++++ COLLECTED DATA

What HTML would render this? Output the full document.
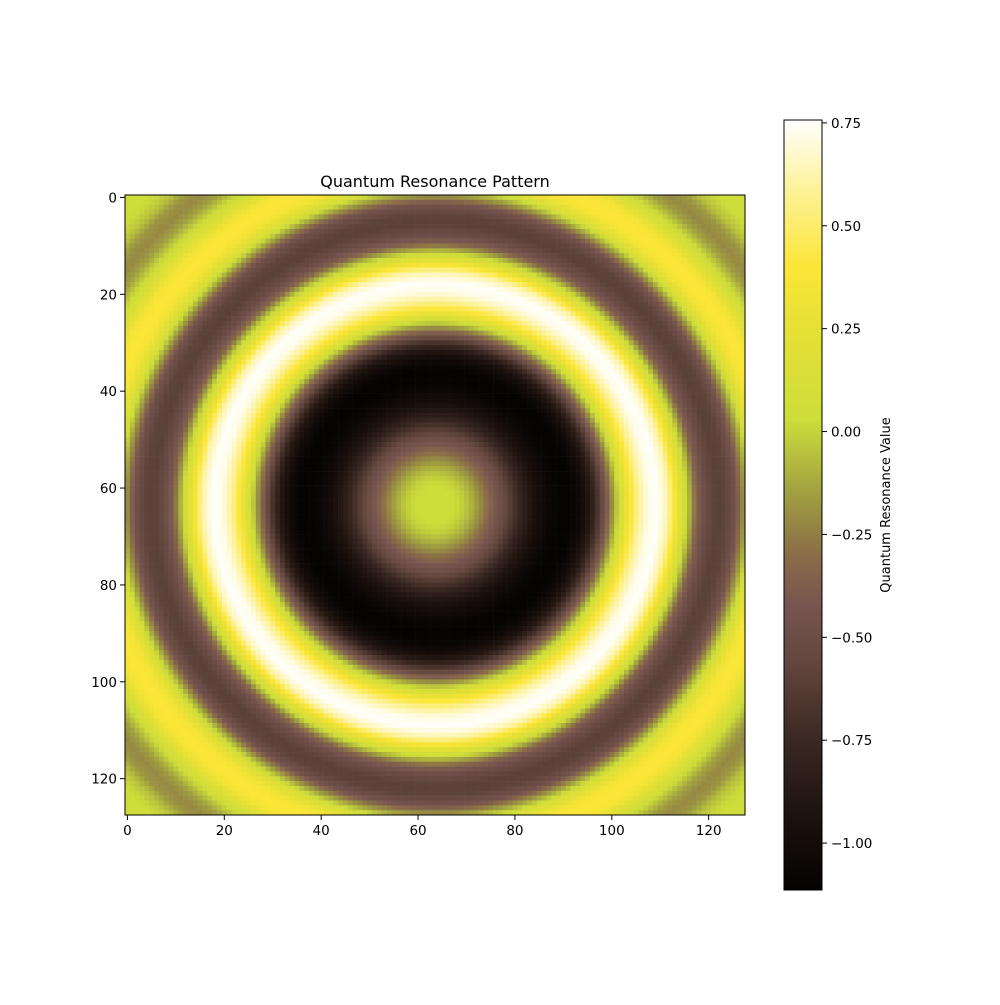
<!DOCTYPE html>
<html><head><meta charset="utf-8"><style>
body{margin:0;background:#fff;font-family:"Liberation Sans","DejaVu Sans",sans-serif}
svg text{font-family:"DejaVu Sans","Liberation Sans",sans-serif;fill:#000}
</style></head><body>
<svg id="chart" width="1000" height="1000" viewBox="0 0 1000 1000" xmlns="http://www.w3.org/2000/svg">
<rect width="1000" height="1000" fill="#fff"/>
<defs><linearGradient id="cbg" x1="0" y1="1" x2="0" y2="0"></linearGradient></defs>
<g id="cells"></g>
<rect x="125" y="195" width="620" height="620" fill="none" stroke="#000" stroke-width="1"/>
<text x="435" y="187" font-size="16" text-anchor="middle">Quantum Resonance Pattern</text>
<g id="xticks"></g>
<g id="yticks"></g>
<rect x="784" y="120" width="38" height="770" fill="url(#cbg)"/>
<rect x="784" y="120" width="38" height="770" fill="none" stroke="#000" stroke-width="1"/>
<g id="cticks"></g>
<text transform="translate(890,505) rotate(-90)" font-size="13" text-anchor="middle">Quantum Resonance Value</text>
</svg>
<script>
// Data: radial profile (value at radius r = index*2 from centre)
const gridSize = 128;
const radiusStep = 2;
const radialProfile = [0.05,0.05,0.03,-0.02,-0.12,-0.25,-0.38,-0.5,-0.65,-0.8,-0.92,-1.0,-1.07,-1.1,-1.1,-1.02,-0.88,-0.62,-0.3,0.05,0.35,0.58,0.72,0.75,0.62,0.3,0.0,-0.35,-0.52,-0.6,-0.58,-0.45,-0.15,0.15,0.35,0.4,0.35,0.15,0.0,-0.15,-0.22,-0.18,-0.05,0.02,0.05,0.05,0.05];
const axisTicks = [0,20,40,60,80,100,120];
const colorbarTicks = [0.75,0.5,0.25,0.0,-0.25,-0.5,-0.75,-1.0];
const colorbarTickLabels = ["0.75","0.50","0.25","0.00","\u22120.25","\u22120.50","\u22120.75","\u22121.00"];
const vmin = -1.114, vmax = 0.757;
const cmapValues = [-1.114,-0.95,-0.75,-0.55,-0.42,-0.3,-0.15,0.03,0.25,0.4,0.6,0.757];
const cmapColors = ["#040202","#1a100c","#3a2822","#654840","#775550","#8a6d48","#a0a040","#cddd3a","#e6e035","#fbe637","#fdf3a0","#ffffff"];

const NS="http://www.w3.org/2000/svg";
const X0=125,Y0=195,W=620;
const cw=W/gridSize;
function xs(i){return X0+i*cw;}
function ys(j){return Y0+j*cw;}
function cbY(v){return 120+(vmax-v)/(vmax-vmin)*770;}
function hex(h){return [1,3,5].map(k=>parseInt(h.substr(k,2),16));}
function color(v){
  if(v<=cmapValues[0])return cmapColors[0];
  for(let k=1;k<cmapValues.length;k++){
    if(v<=cmapValues[k]){
      const t=(v-cmapValues[k-1])/(cmapValues[k]-cmapValues[k-1]);
      const a=hex(cmapColors[k-1]),b=hex(cmapColors[k]);
      return "rgb("+a.map((c,i)=>Math.round(c+(b[i]-c)*t)).join(",")+")";
    }
  }
  return cmapColors[cmapColors.length-1];
}
function profile(r){
  const f=r/radiusStep;const k=Math.floor(f);
  if(k>=radialProfile.length-1)return radialProfile[radialProfile.length-1];
  const t=f-k;return radialProfile[k]*(1-t)+radialProfile[k+1]*t;
}
const cells=document.getElementById('cells');
const c=(gridSize-1)/2;
for(let j=0;j<gridSize;j++){for(let i=0;i<gridSize;i++){
  const v=profile(Math.hypot(i-c,j-c));
  const r=document.createElementNS(NS,'rect');
  r.setAttribute('x',xs(i).toFixed(2));r.setAttribute('y',ys(j).toFixed(2));
  r.setAttribute('width',(cw+0.3).toFixed(2));r.setAttribute('height',(cw+0.3).toFixed(2));
  r.setAttribute('fill',color(v));
  
  
  cells.appendChild(r);
}}
const g=document.getElementById('cbg');
cmapValues.forEach((v,k)=>{const s=document.createElementNS(NS,'stop');
  s.setAttribute('offset',((v-vmin)/(vmax-vmin)).toFixed(4));s.setAttribute('stop-color',cmapColors[k]);g.appendChild(s);});
function line(p,x1,y1,x2,y2){const l=document.createElementNS(NS,'line');
  l.setAttribute('x1',x1);l.setAttribute('y1',y1);l.setAttribute('x2',x2);l.setAttribute('y2',y2);
  l.setAttribute('stroke','#000');l.setAttribute('stroke-width','1');
  
  
  p.appendChild(l);}
function text(p,x,y,s,anchor,name){const t=document.createElementNS(NS,'text');
  t.setAttribute('x',x);t.setAttribute('y',y);t.setAttribute('font-size','13.5');t.setAttribute('text-anchor',anchor);
  t.textContent=s;
  
  
  p.appendChild(t);}
const gx=document.getElementById('xticks'),gy=document.getElementById('yticks'),gc=document.getElementById('cticks');
axisTicks.forEach(v=>{
  const x=xs(v+0.5);line(gx,x,815,x,820);text(gx,x,835,String(v),'middle','x-tick-label');
  const y=ys(v+0.5);line(gy,120,y,125,y);text(gy,117,y+5,String(v),'end','y-tick-label');
});
colorbarTicks.forEach((v,k)=>{const y=cbY(v);line(gc,822,y,827,y);text(gc,831,y+5,colorbarTickLabels[k],'start','colorbar-tick-label');});
</script>
</body></html>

++++++++

§ **WHAT THE TASK ASKS**
Reproduce the whole listing above word for word, but not its pictures.

§ **RESPONSE TO THIS EXERCISE**
What HTML would render this? Output the full document.
<!DOCTYPE html>
<html><head><meta charset="utf-8"><style>
body{margin:0;background:#fff;font-family:"Liberation Sans","DejaVu Sans",sans-serif}
svg text{font-family:"DejaVu Sans","Liberation Sans",sans-serif;fill:#000}
</style></head><body>
<svg id="chart" width="1000" height="1000" viewBox="0 0 1000 1000" xmlns="http://www.w3.org/2000/svg">
<rect width="1000" height="1000" fill="#fff"/>
<defs><linearGradient id="cbg" x1="0" y1="1" x2="0" y2="0"></linearGradient></defs>
<g id="cells"></g>
<rect x="125" y="195" width="620" height="620" fill="none" stroke="#000" stroke-width="1"/>
<text x="435" y="187" font-size="16" text-anchor="middle">Quantum Resonance Pattern</text>
<g id="xticks"></g>
<g id="yticks"></g>
<rect x="784" y="120" width="38" height="770" fill="url(#cbg)"/>
<rect x="784" y="120" width="38" height="770" fill="none" stroke="#000" stroke-width="1"/>
<g id="cticks"></g>
<text transform="translate(890,505) rotate(-90)" font-size="13" text-anchor="middle">Quantum Resonance Value</text>
</svg>
<script>
// Data: radial profile (value at radius r = index*2 from centre)
const gridSize = 128;
const radiusStep = 2;
const radialProfile = [0.05,0.05,0.03,-0.02,-0.12,-0.25,-0.38,-0.5,-0.65,-0.8,-0.92,-1.0,-1.07,-1.1,-1.1,-1.02,-0.88,-0.62,-0.3,0.05,0.35,0.58,0.72,0.75,0.62,0.3,0.0,-0.35,-0.52,-0.6,-0.58,-0.45,-0.15,0.15,0.35,0.4,0.35,0.15,0.0,-0.15,-0.22,-0.18,-0.05,0.02,0.05,0.05,0.05];
const axisTicks = [0,20,40,60,80,100,120];
const colorbarTicks = [0.75,0.5,0.25,0.0,-0.25,-0.5,-0.75,-1.0];
const colorbarTickLabels = ["0.75","0.50","0.25","0.00","\u22120.25","\u22120.50","\u22120.75","\u22121.00"];
const vmin = -1.114, vmax = 0.757;
const cmapValues = [-1.114,-0.95,-0.75,-0.55,-0.42,-0.3,-0.15,0.03,0.25,0.4,0.6,0.757];
const cmapColors = ["#040202","#1a100c","#3a2822","#654840","#775550","#8a6d48","#a0a040","#cddd3a","#e6e035","#fbe637","#fdf3a0","#ffffff"];

const NS="http://www.w3.org/2000/svg";
const X0=125,Y0=195,W=620;
const cw=W/gridSize;
function xs(i){return X0+i*cw;}
function ys(j){return Y0+j*cw;}
function cbY(v){return 120+(vmax-v)/(vmax-vmin)*770;}
function hex(h){return [1,3,5].map(k=>parseInt(h.substr(k,2),16));}
function color(v){
  if(v<=cmapValues[0])return cmapColors[0];
  for(let k=1;k<cmapValues.length;k++){
    if(v<=cmapValues[k]){
      const t=(v-cmapValues[k-1])/(cmapValues[k]-cmapValues[k-1]);
      const a=hex(cmapColors[k-1]),b=hex(cmapColors[k]);
      return "rgb("+a.map((c,i)=>Math.round(c+(b[i]-c)*t)).join(",")+")";
    }
  }
  return cmapColors[cmapColors.length-1];
}
function profile(r){
  const f=r/radiusStep;const k=Math.floor(f);
  if(k>=radialProfile.length-1)return radialProfile[radialProfile.length-1];
  const t=f-k;return radialProfile[k]*(1-t)+radialProfile[k+1]*t;
}
const cells=document.getElementById('cells');
const c=(gridSize-1)/2;
for(let j=0;j<gridSize;j++){for(let i=0;i<gridSize;i++){
  const v=profile(Math.hypot(i-c,j-c));
  const r=document.createElementNS(NS,'rect');
  r.setAttribute('x',xs(i).toFixed(2));r.setAttribute('y',ys(j).toFixed(2));
  r.setAttribute('width',(cw+0.3).toFixed(2));r.setAttribute('height',(cw+0.3).toFixed(2));
  r.setAttribute('fill',color(v));
  
  
  cells.appendChild(r);
}}
const g=document.getElementById('cbg');
cmapValues.forEach((v,k)=>{const s=document.createElementNS(NS,'stop');
  s.setAttribute('offset',((v-vmin)/(vmax-vmin)).toFixed(4));s.setAttribute('stop-color',cmapColors[k]);g.appendChild(s);});
function line(p,x1,y1,x2,y2){const l=document.createElementNS(NS,'line');
  l.setAttribute('x1',x1);l.setAttribute('y1',y1);l.setAttribute('x2',x2);l.setAttribute('y2',y2);
  l.setAttribute('stroke','#000');l.setAttribute('stroke-width','1');
  
  
  p.appendChild(l);}
function text(p,x,y,s,anchor,name){const t=document.createElementNS(NS,'text');
  t.setAttribute('x',x);t.setAttribute('y',y);t.setAttribute('font-size','13.5');t.setAttribute('text-anchor',anchor);
  t.textContent=s;
  
  
  p.appendChild(t);}
const gx=document.getElementById('xticks'),gy=document.getElementById('yticks'),gc=document.getElementById('cticks');
axisTicks.forEach(v=>{
  const x=xs(v+0.5);line(gx,x,815,x,820);text(gx,x,835,String(v),'middle','x-tick-label');
  const y=ys(v+0.5);line(gy,120,y,125,y);text(gy,117,y+5,String(v),'end','y-tick-label');
});
colorbarTicks.forEach((v,k)=>{const y=cbY(v);line(gc,822,y,827,y);text(gc,831,y+5,colorbarTickLabels[k],'start','colorbar-tick-label');});
</script>
</body></html>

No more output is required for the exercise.